▸ **TASK INSTRUCTIONS**:
The listing below must be repeated word for word, with its images excluded.

▸ **STORED DATA**:
⟨

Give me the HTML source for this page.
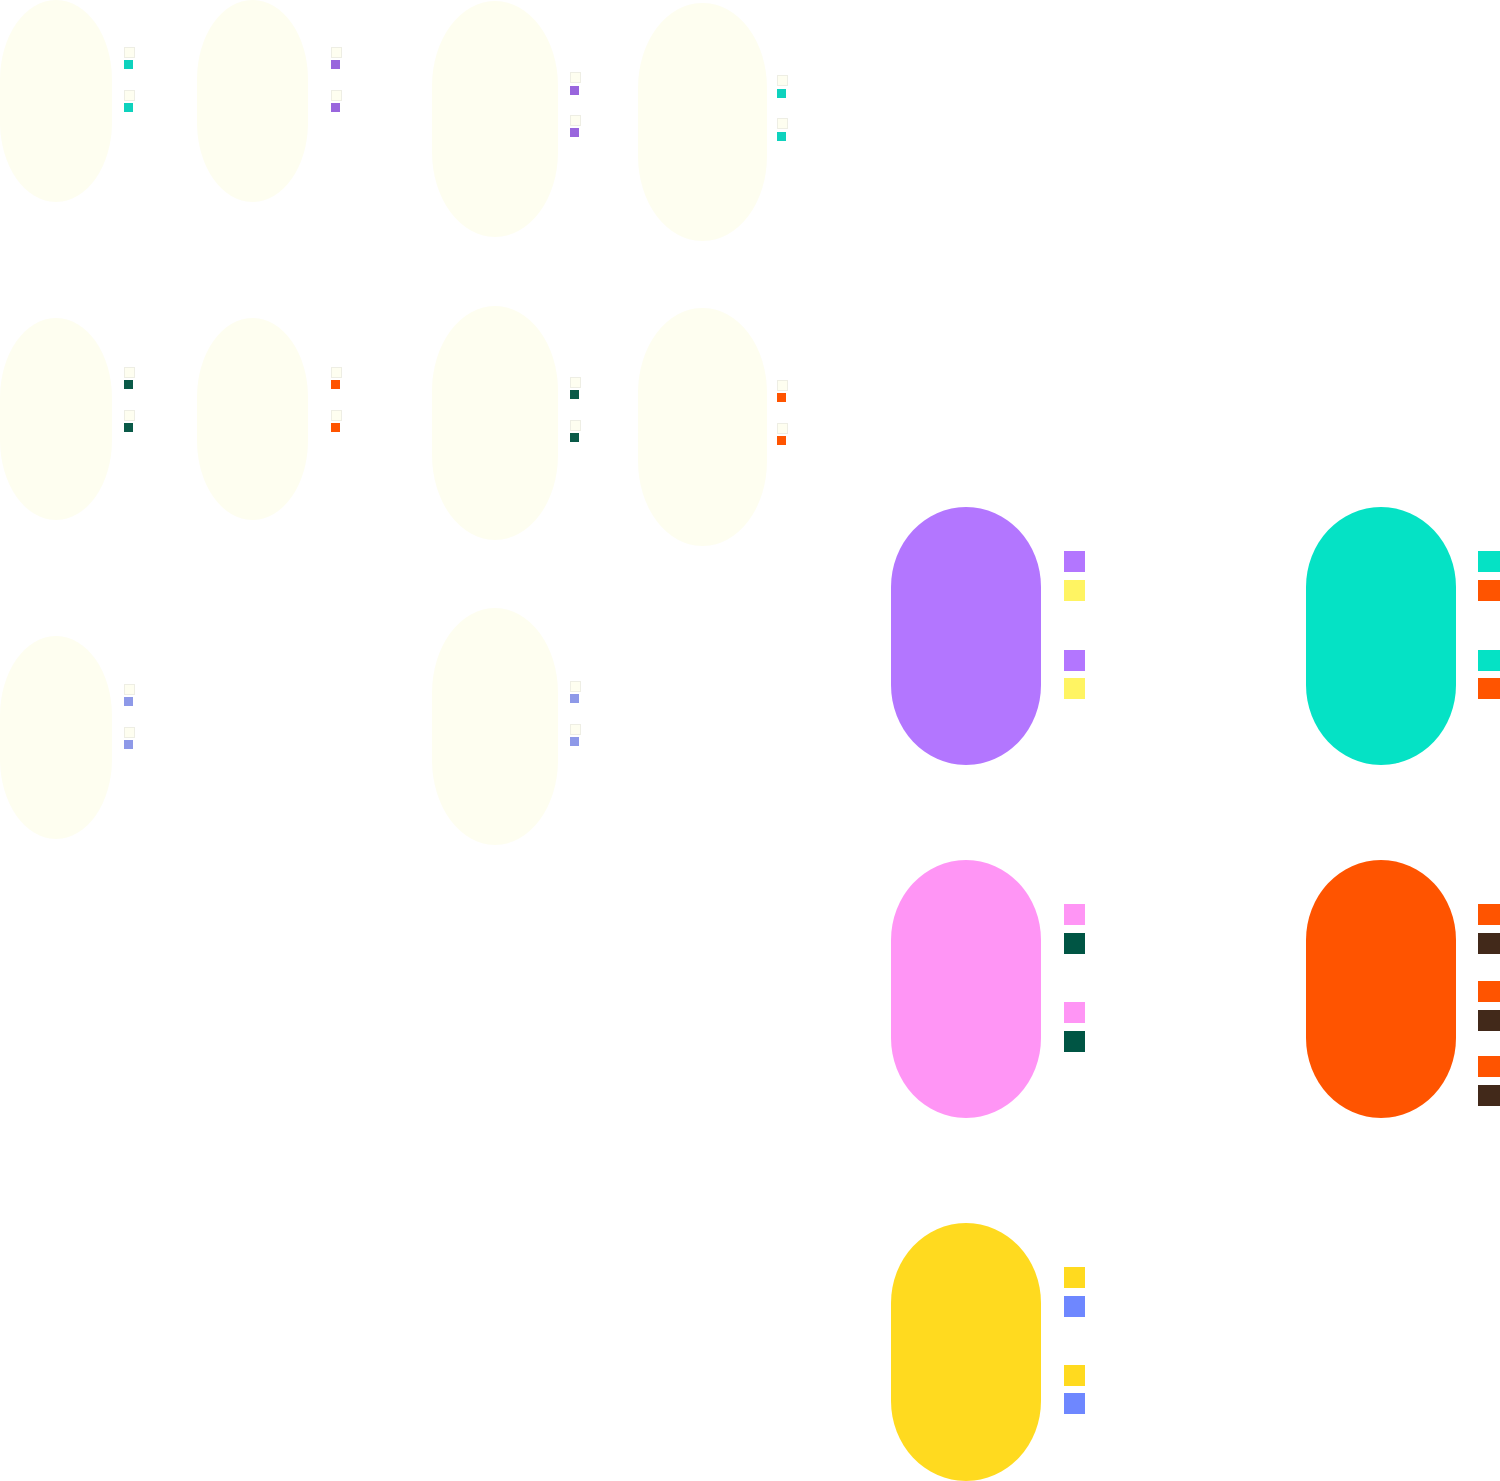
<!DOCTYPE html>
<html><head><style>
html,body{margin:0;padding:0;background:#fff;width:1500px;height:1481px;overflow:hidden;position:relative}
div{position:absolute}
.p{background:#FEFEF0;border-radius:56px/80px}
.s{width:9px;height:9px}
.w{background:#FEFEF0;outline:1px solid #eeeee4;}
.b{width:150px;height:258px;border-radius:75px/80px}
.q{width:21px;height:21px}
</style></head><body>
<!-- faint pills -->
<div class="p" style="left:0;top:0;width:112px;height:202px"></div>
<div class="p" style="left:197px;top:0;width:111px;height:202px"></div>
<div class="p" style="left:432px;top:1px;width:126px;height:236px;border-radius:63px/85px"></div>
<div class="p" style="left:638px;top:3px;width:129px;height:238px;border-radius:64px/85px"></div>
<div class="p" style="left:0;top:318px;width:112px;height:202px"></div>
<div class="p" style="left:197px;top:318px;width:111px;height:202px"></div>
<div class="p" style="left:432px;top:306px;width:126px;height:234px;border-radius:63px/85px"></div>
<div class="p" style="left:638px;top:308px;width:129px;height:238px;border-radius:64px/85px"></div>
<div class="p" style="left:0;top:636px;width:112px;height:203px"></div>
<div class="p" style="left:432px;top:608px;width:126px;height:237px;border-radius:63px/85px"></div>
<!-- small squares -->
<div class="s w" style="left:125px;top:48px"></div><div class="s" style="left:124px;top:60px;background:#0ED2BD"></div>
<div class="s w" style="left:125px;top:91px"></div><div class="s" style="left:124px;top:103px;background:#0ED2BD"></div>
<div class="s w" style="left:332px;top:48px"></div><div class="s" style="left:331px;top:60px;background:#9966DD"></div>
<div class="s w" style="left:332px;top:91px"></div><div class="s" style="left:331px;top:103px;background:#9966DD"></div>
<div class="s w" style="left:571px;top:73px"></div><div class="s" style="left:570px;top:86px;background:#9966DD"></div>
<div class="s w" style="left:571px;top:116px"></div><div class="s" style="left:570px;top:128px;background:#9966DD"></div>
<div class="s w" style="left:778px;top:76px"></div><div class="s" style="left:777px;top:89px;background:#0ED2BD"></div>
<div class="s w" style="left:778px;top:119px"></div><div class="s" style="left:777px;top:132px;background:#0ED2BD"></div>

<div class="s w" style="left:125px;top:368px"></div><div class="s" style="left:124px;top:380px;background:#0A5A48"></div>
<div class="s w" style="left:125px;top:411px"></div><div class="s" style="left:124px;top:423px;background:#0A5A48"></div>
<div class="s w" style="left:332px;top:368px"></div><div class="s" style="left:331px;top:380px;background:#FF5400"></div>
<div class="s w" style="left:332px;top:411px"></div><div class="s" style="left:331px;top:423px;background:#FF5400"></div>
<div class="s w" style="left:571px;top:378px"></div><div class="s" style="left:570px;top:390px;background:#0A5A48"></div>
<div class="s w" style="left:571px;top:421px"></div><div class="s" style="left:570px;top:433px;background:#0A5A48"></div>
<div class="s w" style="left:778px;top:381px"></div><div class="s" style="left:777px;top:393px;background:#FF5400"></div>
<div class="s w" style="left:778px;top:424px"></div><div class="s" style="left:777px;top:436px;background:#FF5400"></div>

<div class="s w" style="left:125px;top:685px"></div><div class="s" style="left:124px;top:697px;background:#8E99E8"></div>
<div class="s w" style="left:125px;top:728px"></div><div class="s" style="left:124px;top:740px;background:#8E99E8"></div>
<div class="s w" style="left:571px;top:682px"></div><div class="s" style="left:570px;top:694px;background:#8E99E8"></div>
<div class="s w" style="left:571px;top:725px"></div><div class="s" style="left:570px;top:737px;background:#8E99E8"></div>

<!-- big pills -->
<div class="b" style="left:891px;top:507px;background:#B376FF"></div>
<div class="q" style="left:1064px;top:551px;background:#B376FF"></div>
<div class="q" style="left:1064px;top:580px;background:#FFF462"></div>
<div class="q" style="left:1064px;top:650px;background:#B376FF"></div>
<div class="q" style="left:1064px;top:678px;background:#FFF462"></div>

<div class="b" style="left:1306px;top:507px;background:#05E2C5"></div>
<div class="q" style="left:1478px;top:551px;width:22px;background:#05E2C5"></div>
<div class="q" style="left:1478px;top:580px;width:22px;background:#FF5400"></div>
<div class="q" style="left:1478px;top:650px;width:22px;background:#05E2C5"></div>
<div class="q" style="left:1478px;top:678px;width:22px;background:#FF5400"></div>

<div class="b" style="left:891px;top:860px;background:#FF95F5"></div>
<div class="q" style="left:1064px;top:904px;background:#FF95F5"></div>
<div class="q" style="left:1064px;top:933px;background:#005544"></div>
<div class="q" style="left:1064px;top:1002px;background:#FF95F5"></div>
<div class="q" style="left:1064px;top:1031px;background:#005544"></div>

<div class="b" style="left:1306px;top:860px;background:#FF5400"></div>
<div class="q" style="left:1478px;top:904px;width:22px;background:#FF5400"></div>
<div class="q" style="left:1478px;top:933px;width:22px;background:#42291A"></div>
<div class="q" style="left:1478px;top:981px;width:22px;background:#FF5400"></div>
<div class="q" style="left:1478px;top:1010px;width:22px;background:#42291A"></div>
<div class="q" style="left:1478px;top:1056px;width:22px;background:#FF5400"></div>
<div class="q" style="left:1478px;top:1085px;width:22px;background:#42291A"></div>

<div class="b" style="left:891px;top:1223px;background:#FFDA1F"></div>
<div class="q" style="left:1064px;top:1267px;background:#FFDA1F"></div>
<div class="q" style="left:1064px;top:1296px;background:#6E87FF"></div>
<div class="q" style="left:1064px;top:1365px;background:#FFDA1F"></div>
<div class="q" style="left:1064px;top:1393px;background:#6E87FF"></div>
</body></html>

⟩

▸ **ANSWER**:
Give me the HTML source for this page.
<!DOCTYPE html>
<html><head><style>
html,body{margin:0;padding:0;background:#fff;width:1500px;height:1481px;overflow:hidden;position:relative}
div{position:absolute}
.p{background:#FEFEF0;border-radius:56px/80px}
.s{width:9px;height:9px}
.w{background:#FEFEF0;outline:1px solid #eeeee4;}
.b{width:150px;height:258px;border-radius:75px/80px}
.q{width:21px;height:21px}
</style></head><body>
<!-- faint pills -->
<div class="p" style="left:0;top:0;width:112px;height:202px"></div>
<div class="p" style="left:197px;top:0;width:111px;height:202px"></div>
<div class="p" style="left:432px;top:1px;width:126px;height:236px;border-radius:63px/85px"></div>
<div class="p" style="left:638px;top:3px;width:129px;height:238px;border-radius:64px/85px"></div>
<div class="p" style="left:0;top:318px;width:112px;height:202px"></div>
<div class="p" style="left:197px;top:318px;width:111px;height:202px"></div>
<div class="p" style="left:432px;top:306px;width:126px;height:234px;border-radius:63px/85px"></div>
<div class="p" style="left:638px;top:308px;width:129px;height:238px;border-radius:64px/85px"></div>
<div class="p" style="left:0;top:636px;width:112px;height:203px"></div>
<div class="p" style="left:432px;top:608px;width:126px;height:237px;border-radius:63px/85px"></div>
<!-- small squares -->
<div class="s w" style="left:125px;top:48px"></div><div class="s" style="left:124px;top:60px;background:#0ED2BD"></div>
<div class="s w" style="left:125px;top:91px"></div><div class="s" style="left:124px;top:103px;background:#0ED2BD"></div>
<div class="s w" style="left:332px;top:48px"></div><div class="s" style="left:331px;top:60px;background:#9966DD"></div>
<div class="s w" style="left:332px;top:91px"></div><div class="s" style="left:331px;top:103px;background:#9966DD"></div>
<div class="s w" style="left:571px;top:73px"></div><div class="s" style="left:570px;top:86px;background:#9966DD"></div>
<div class="s w" style="left:571px;top:116px"></div><div class="s" style="left:570px;top:128px;background:#9966DD"></div>
<div class="s w" style="left:778px;top:76px"></div><div class="s" style="left:777px;top:89px;background:#0ED2BD"></div>
<div class="s w" style="left:778px;top:119px"></div><div class="s" style="left:777px;top:132px;background:#0ED2BD"></div>

<div class="s w" style="left:125px;top:368px"></div><div class="s" style="left:124px;top:380px;background:#0A5A48"></div>
<div class="s w" style="left:125px;top:411px"></div><div class="s" style="left:124px;top:423px;background:#0A5A48"></div>
<div class="s w" style="left:332px;top:368px"></div><div class="s" style="left:331px;top:380px;background:#FF5400"></div>
<div class="s w" style="left:332px;top:411px"></div><div class="s" style="left:331px;top:423px;background:#FF5400"></div>
<div class="s w" style="left:571px;top:378px"></div><div class="s" style="left:570px;top:390px;background:#0A5A48"></div>
<div class="s w" style="left:571px;top:421px"></div><div class="s" style="left:570px;top:433px;background:#0A5A48"></div>
<div class="s w" style="left:778px;top:381px"></div><div class="s" style="left:777px;top:393px;background:#FF5400"></div>
<div class="s w" style="left:778px;top:424px"></div><div class="s" style="left:777px;top:436px;background:#FF5400"></div>

<div class="s w" style="left:125px;top:685px"></div><div class="s" style="left:124px;top:697px;background:#8E99E8"></div>
<div class="s w" style="left:125px;top:728px"></div><div class="s" style="left:124px;top:740px;background:#8E99E8"></div>
<div class="s w" style="left:571px;top:682px"></div><div class="s" style="left:570px;top:694px;background:#8E99E8"></div>
<div class="s w" style="left:571px;top:725px"></div><div class="s" style="left:570px;top:737px;background:#8E99E8"></div>

<!-- big pills -->
<div class="b" style="left:891px;top:507px;background:#B376FF"></div>
<div class="q" style="left:1064px;top:551px;background:#B376FF"></div>
<div class="q" style="left:1064px;top:580px;background:#FFF462"></div>
<div class="q" style="left:1064px;top:650px;background:#B376FF"></div>
<div class="q" style="left:1064px;top:678px;background:#FFF462"></div>

<div class="b" style="left:1306px;top:507px;background:#05E2C5"></div>
<div class="q" style="left:1478px;top:551px;width:22px;background:#05E2C5"></div>
<div class="q" style="left:1478px;top:580px;width:22px;background:#FF5400"></div>
<div class="q" style="left:1478px;top:650px;width:22px;background:#05E2C5"></div>
<div class="q" style="left:1478px;top:678px;width:22px;background:#FF5400"></div>

<div class="b" style="left:891px;top:860px;background:#FF95F5"></div>
<div class="q" style="left:1064px;top:904px;background:#FF95F5"></div>
<div class="q" style="left:1064px;top:933px;background:#005544"></div>
<div class="q" style="left:1064px;top:1002px;background:#FF95F5"></div>
<div class="q" style="left:1064px;top:1031px;background:#005544"></div>

<div class="b" style="left:1306px;top:860px;background:#FF5400"></div>
<div class="q" style="left:1478px;top:904px;width:22px;background:#FF5400"></div>
<div class="q" style="left:1478px;top:933px;width:22px;background:#42291A"></div>
<div class="q" style="left:1478px;top:981px;width:22px;background:#FF5400"></div>
<div class="q" style="left:1478px;top:1010px;width:22px;background:#42291A"></div>
<div class="q" style="left:1478px;top:1056px;width:22px;background:#FF5400"></div>
<div class="q" style="left:1478px;top:1085px;width:22px;background:#42291A"></div>

<div class="b" style="left:891px;top:1223px;background:#FFDA1F"></div>
<div class="q" style="left:1064px;top:1267px;background:#FFDA1F"></div>
<div class="q" style="left:1064px;top:1296px;background:#6E87FF"></div>
<div class="q" style="left:1064px;top:1365px;background:#FFDA1F"></div>
<div class="q" style="left:1064px;top:1393px;background:#6E87FF"></div>
</body></html>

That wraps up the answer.